Jacob Swanner Development Blog

Rake: Global Tasks

I’m hoping this to be the first post in a series about Rake, hopefully demonstrating some of the lesser known capabilities of the tool. But, seeing as this is the first in the series, I should probably give a little background about Rake itself.

Introduction

If you checkout the GitHub repository for Rake, you will see it describes Rake as:

A make-like build utility for Ruby.

And, unless you know what Make is, that description is probably not all that helpful. The Rake tutorial describes Rake as:

A build tool, written in Ruby, using Ruby as a build language.

Okay, so now we’ve seen the “build” term a lot, but again, if you are not familiar with Make, you are probably not too familiar with what a build tool/utility is. I believe the Wikipedia article for Rake does a better job summarizing it:

A software task management tool. It allows you to specify tasks and describe dependencies as well as to group tasks in a namespace.

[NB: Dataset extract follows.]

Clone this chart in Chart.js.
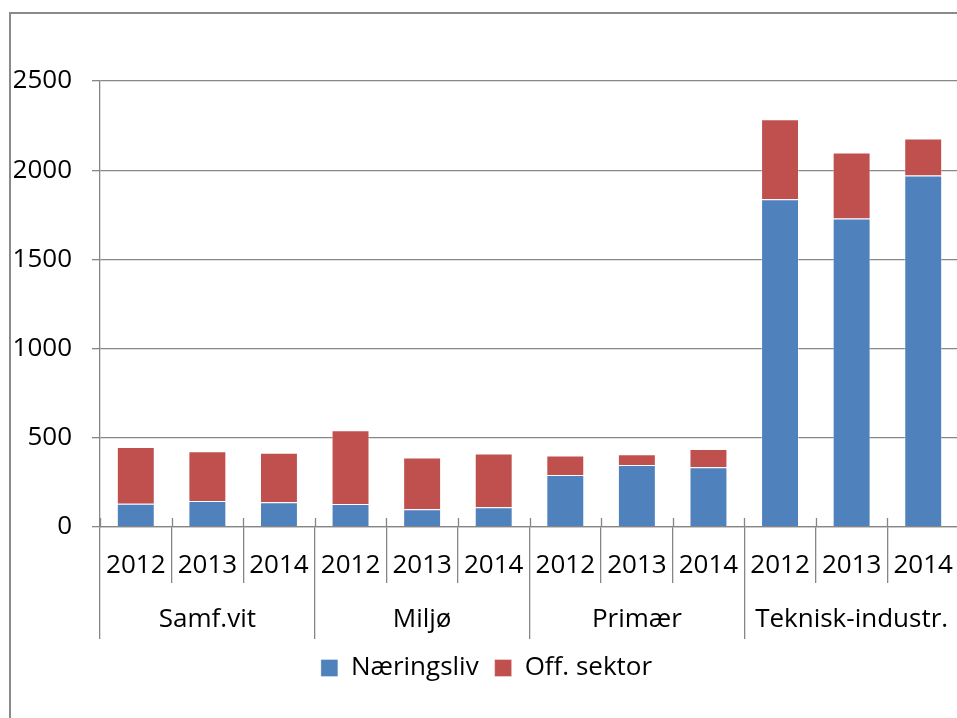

But, now we’ve replaced one vague term, build tool, with another: task management tool. Because of that, I think we need a more helpful description; while not as succinct as those given above, here’s how I like to describe Rake:

  • Rake lets you define tasks
  • Tasks can depend on other tasks
  • Tasks are only run if needed
  • Tasks are only run once

But, we still need a definition for tasks. Since you define your tasks in Ruby, your tasks can do anything that you can do in Ruby. Which means you can do pretty much anything you want in your tasks – programmatically speaking.

Rakefile Format

We’ll go more in-depth with Rake’s domain-specific language (DSL) in future posts, but just to cover our bases, here’s a simple example:

task "hello" do
  puts "Hello, World"
end

You’d put this in a file called Rakefile, and to explain what that means: the task method is how you declare a task, you pass to the task method the name of the task ("hello" in our case), and you can give a task an action to run by giving a block to the task method. Now whenever we run the hello task, we’ll see the response of Hello, World:

$ rake hello
Hello, World

Global Tasks

Typically, Rake tasks are defined per project, by writing the task definitions in the Rakefile, placed in the root directory of your project. But, that’s not the only place you can define Rake tasks; Rake does let you define global tasks, these global tasks can be run from any directory – even those that do not have a Rakefile in their hierarchy.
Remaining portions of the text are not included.